Hanging Out With Jesus: Today’s Christian and the least of these

By Allison Chubb

From the Summer 2014 edition of  The Catalyst

All of us who went to Sunday School know the kinds of people Jesus hung around with: the people looked down on by the dominant culture, those who were bad or different — or maybe just a bit scary. People like drug addicts, transgender people, and those struggling with mental illness. And what did Jesus tell us about them? “Whatever you do for the least of these, you do for me.” (Matthew 25:40)

But perhaps that isn’t the version your Sunday School teacher was familiar with. Perhaps your church, like mine, had the idea that the marginalized people Jesus hung around with — tax collectors, prostitutes, and fishermen — were people who lived back then. After all, every Sunday School student knows that Samaritans and Centurions don’t actually exist anymore. When I was a kid, I didn’t even know Jewish people existed anymore! No, these were characters in a story which happened a long time ago, not part of the narrative of faith which governs our daily lives.

In my experience, the gospel story itself is often boiled down to a set of principles that I’m tempted to hide behind. In seminary, we studied the Creeds and the councils; Church history and dogmatics; atonement, reformation and consubstantiation. But rarely did we spend time studying the life of Jesus, the simple “wheres” and “whos” and “whats.”

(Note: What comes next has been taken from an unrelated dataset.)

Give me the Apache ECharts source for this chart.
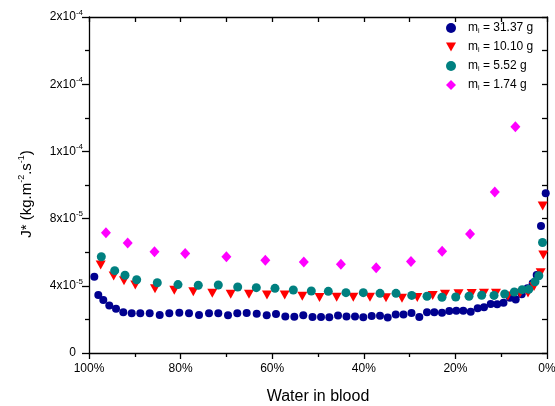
<!DOCTYPE html>
<html>
<head>
<meta charset="utf-8">
<script src="https://cdn.jsdelivr.net/npm/echarts@6/dist/echarts.min.js"></script>
<style>
html,body{margin:0;padding:0;background:#fff;}
#chart{width:555px;height:406px;}
</style>
</head>
<body>
<div id="chart"></div>
<script>
// Water in blood (%), J* in units of 1e-5 kg.m^-2.s^-1
const seriesNames = ['m_i = 31.37 g', 'm_i = 10.10 g', 'm_i = 5.52 g', 'm_i = 1.74 g'];
const xTickLabels = ['0%', '20%', '40%', '60%', '80%', '100%'];
const yTickLabels = ['0', '4x10^-5', '8x10^-5', '1x10^-4', '2x10^-4', '2x10^-4'];

const blueX = [98.84,97.97,96.88,95.57,94.10,92.51,90.68,88.80,86.75,84.56,82.47,80.28,78.17,75.98,73.80,71.77,69.65,67.62,65.57,63.38,61.20,59.17,57.14,55.17,53.21,51.20,49.34,47.53,45.63,43.78,41.92,40.11,38.28,36.46,34.78,33.03,31.33,29.59,27.88,26.20,24.61,22.93,21.33,19.80,18.28,16.66,15.13,13.76,12.29,10.87,9.50,8.08,6.83,5.52,4.26,3.12,2.25,1.31,0.28];
const blueY = [4.54,3.45,3.15,2.82,2.64,2.42,2.36,2.36,2.36,2.26,2.36,2.40,2.36,2.26,2.36,2.36,2.24,2.36,2.38,2.34,2.24,2.32,2.18,2.16,2.24,2.14,2.14,2.13,2.23,2.18,2.18,2.13,2.20,2.21,2.11,2.29,2.29,2.38,2.14,2.42,2.42,2.40,2.50,2.52,2.52,2.46,2.66,2.72,2.92,2.90,2.99,3.29,3.18,3.50,3.85,4.15,4.64,7.56,9.51];

const redX = [97.45,94.61,92.36,89.89,85.59,81.38,77.23,73.08,69.06,65.07,61.14,57.27,53.43,49.67,45.92,42.29,38.65,35.15,31.66,28.32,24.96,22.27,19.32,16.44,13.76,11.14,8.52,5.90,4.15,2.84,1.38,0.81,0.94];
const redY = [5.24,4.58,4.30,4.05,3.83,3.73,3.65,3.55,3.49,3.49,3.45,3.45,3.38,3.30,3.32,3.32,3.32,3.29,3.26,3.30,3.42,3.50,3.52,3.54,3.56,3.56,3.39,3.55,3.57,3.96,4.78,5.83,8.75];

const tealX = [97.31,94.39,92.14,89.59,85.09,80.57,76.14,71.77,67.53,63.47,59.39,55.39,51.46,47.75,43.89,40.11,36.46,32.97,29.54,26.20,22.93,19.93,17.03,14.26,11.57,9.24,7.14,5.41,3.97,2.62,1.79,0.98];
const tealY = [5.73,4.90,4.63,4.36,4.18,4.07,4.03,4.05,3.93,3.89,3.85,3.75,3.69,3.67,3.59,3.59,3.55,3.55,3.43,3.38,3.32,3.33,3.38,3.44,3.43,3.51,3.63,3.77,3.79,4.24,4.60,6.58];

const magX = [96.3,91.55,85.7,79.0,70.0,61.5,53.1,45.0,37.3,29.7,22.9,16.8,11.4,6.9];
const magY = [7.16,6.55,6.03,5.93,5.73,5.52,5.42,5.28,5.08,5.44,6.06,7.09,9.59,13.47];

function zip(xs, ys) { return xs.map((x, i) => [x, ys[i]]); }

const chart = echarts.init(document.getElementById('chart'), null, {renderer: 'canvas'});
const FONT = 'Liberation Sans, Arial, sans-serif';
const lineStyle = {color: '#000', width: 1.3};
const downTri = 'path://M0,0 L10,0 L5,9 Z';

function yLabel(v) {
  const idx = Math.round(v / 4);
  const s = yTickLabels[idx];
  if (s === undefined) return '';
  const parts = s.split('^');
  if (parts.length === 1) return '{n|' + parts[0] + '}{h|-5}';
  return '{n|' + parts[0] + '}{s|' + parts[1] + '}';
}
function xLabel(v) {
  const idx = Math.round(v / 20);
  return xTickLabels[idx] || '';
}

const common = {type: 'value', splitLine: {show: false}};

const option = {
  animation: false,
  backgroundColor: '#fff',
  textStyle: {fontFamily: FONT},
  grid: {left: 89, right: 8, top: 17, bottom: 53, containLabel: false, outerBoundsMode: 'none'},
  xAxis: [
    Object.assign({}, common, {
      min: 0, max: 100, interval: 20, inverse: true, position: 'bottom',
      axisLine: {onZero: false, lineStyle: lineStyle},
      axisTick: {inside: false, length: 6, lineStyle: lineStyle},
      minorTick: {show: true, splitNumber: 2, length: 4, lineStyle: lineStyle},
      axisLabel: {formatter: xLabel, fontSize: 12, color: '#000', margin: 10, fontFamily: FONT},
      name: 'Water in blood', nameLocation: 'middle', nameGap: 36,
      nameTextStyle: {fontSize: 16, color: '#000', fontFamily: FONT}
    }),
    Object.assign({}, common, {
      min: 0, max: 100, interval: 20, inverse: true, position: 'top',
      axisLine: {onZero: false, lineStyle: lineStyle},
      axisTick: {inside: true, length: 5, lineStyle: lineStyle},
      minorTick: {show: true, splitNumber: 2, length: 5, lineStyle: lineStyle},
      axisLabel: {show: false}
    })
  ],
  yAxis: [
    Object.assign({}, common, {
      min: 0, max: 20, interval: 4, position: 'left',
      axisLine: {onZero: false, lineStyle: lineStyle},
      axisTick: {inside: false, length: 7, lineStyle: lineStyle},
      minorTick: {show: true, splitNumber: 2, length: 4, lineStyle: lineStyle},
      axisLabel: {
        formatter: yLabel, color: '#000', margin: 6, fontFamily: FONT,
        rich: {
          n: {fontSize: 12, lineHeight: 17, color: '#000', fontFamily: FONT},
          s: {fontSize: 8, lineHeight: 9, verticalAlign: 'top', color: '#000', fontFamily: FONT},
          h: {fontSize: 8, lineHeight: 9, verticalAlign: 'top', color: 'rgba(0,0,0,0)', fontFamily: FONT}
        }
      },
      name: '{t|J* (kg.m}{s|-2}{t|.s}{s|-1}{t|)}', nameLocation: 'middle', nameGap: 52, nameRotate: 90,
      nameTextStyle: {
        color: '#000', fontFamily: FONT, padding: [0, 18, 0, 0],
        rich: {
          t: {fontSize: 15, lineHeight: 20, color: '#000', fontFamily: FONT},
          s: {fontSize: 9, lineHeight: 10, verticalAlign: 'top', color: '#000', fontFamily: FONT}
        }
      }
    }),
    Object.assign({}, common, {
      min: 0, max: 20, interval: 4, position: 'right',
      axisLine: {onZero: false, lineStyle: lineStyle},
      axisTick: {inside: true, length: 5, lineStyle: lineStyle},
      minorTick: {show: true, splitNumber: 2, length: 5, lineStyle: lineStyle},
      axisLabel: {show: false}
    })
  ],
  legend: {
    orient: 'vertical', left: 446, top: 21, padding: 0,
    itemWidth: 10, itemHeight: 10, itemGap: 5,
    data: [
      {name: seriesNames[0], icon: 'circle'},
      {name: seriesNames[1], icon: downTri},
      {name: seriesNames[2], icon: 'circle'},
      {name: seriesNames[3], icon: 'diamond'}
    ],
    formatter: function (name) { return name.replace('_i', '{sub|i}'); },
    textStyle: {
      fontSize: 12, color: '#000', fontFamily: FONT, lineHeight: 14, padding: [0, 0, 0, 7],
      rich: {sub: {fontSize: 7, lineHeight: 14, verticalAlign: 'bottom', color: '#000', fontFamily: FONT}}
    }
  },
  series: [
    {name: seriesNames[0], type: 'scatter', symbol: 'circle', symbolSize: 8,
     itemStyle: {color: '#00008f', opacity: 1}, data: zip(blueX, blueY)},
    {name: seriesNames[1], type: 'scatter', symbol: 'triangle', symbolRotate: 180, symbolSize: [10, 9],
     itemStyle: {color: '#ff0000', opacity: 1}, data: zip(redX, redY)},
    {name: seriesNames[2], type: 'scatter', symbol: 'circle', symbolSize: 9,
     itemStyle: {color: '#008080', opacity: 1}, data: zip(tealX, tealY)},
    {name: seriesNames[3], type: 'scatter', symbol: 'diamond', symbolSize: [10, 11],
     itemStyle: {color: '#ff00ff', opacity: 1}, data: zip(magX, magY)}
  ]
};
chart.setOption(option);
</script>
</body>
</html>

In our hurry to make meaning out of Jesus’ death and resurrection, we sometimes fail to stop and make meaning out of his life. Jesus did not just happen to stumble upon the underdogs of society on his way toward the cross. He didn’t just find himself talking to the woman at the well that day. If anyone has ever lived life intentionally, it was Jesus, the one who dwelt among us to show us how to be truly human.

Perhaps the popular ’90s slogan “What Would Jesus Do?” could become “Who did Jesus hang out with?” Jesus, both brother-human and God-among-us, believed that the people he spent time with mattered. Their concerns were his concerns. We often repeat Matthew 25: “When I was hungry you fed me… Whatever you did for the least of these, you did for me.” But Jesus went well beyond this. He lived with the poor in their poverty. He walked with those who were mentally ill in their illness. He entered the homes of the tax collectors. He sat and chatted with other kinds of society’s unwanteds and outcasts.

Most of us aren’t accustomed to thinking of people in our lives as the least of these. We often assign this category to people living far away. But every time and place has groups of people who are unwanted and unwelcome. It’s part of our human brokenness.

One of my neighbours is a single mom from a northern First Nation. Her child doesn’t identify with usual gender categories. My neighbour didn’t finish college and she struggles with a serious mental illness. I can’t imagine how many times she has been made to feel like she doesn’t belong in my neighbourhood because she doesn’t fit the model. Yet if Jesus came to my block today, I have no doubt that she is the person he’d choose to hang out with.

The people our culture calls “least” are the ones Jesus has called “great” in God’s kingdom. They are the ones who have been given eyes to see and ears to hear God’s in-breaking reign in ways which I cannot. They are the precious ones, the ones who go unnamed on our streets but whom Jesus calls by name. Remember Mary in the garden on Easter morning? To any bystander, she was just a poor nameless woman but when Jesus called her name, it was all that mattered.

Perhaps more than being fed, clothed, or visited, the least of these long to be called by name. They long for another to look into their eyes and see there the precious image of God, so dear to God’s heart that Jesus spent his days on earth with people just like them. Once we know someone’s name, once we begin to spend time with the people Jesus did, we begin to see their needs as they do. They are no longer a “cause” or an issue of tolerance or even human rights; they are our brothers and sisters.

And for my brother or sister, I would do anything.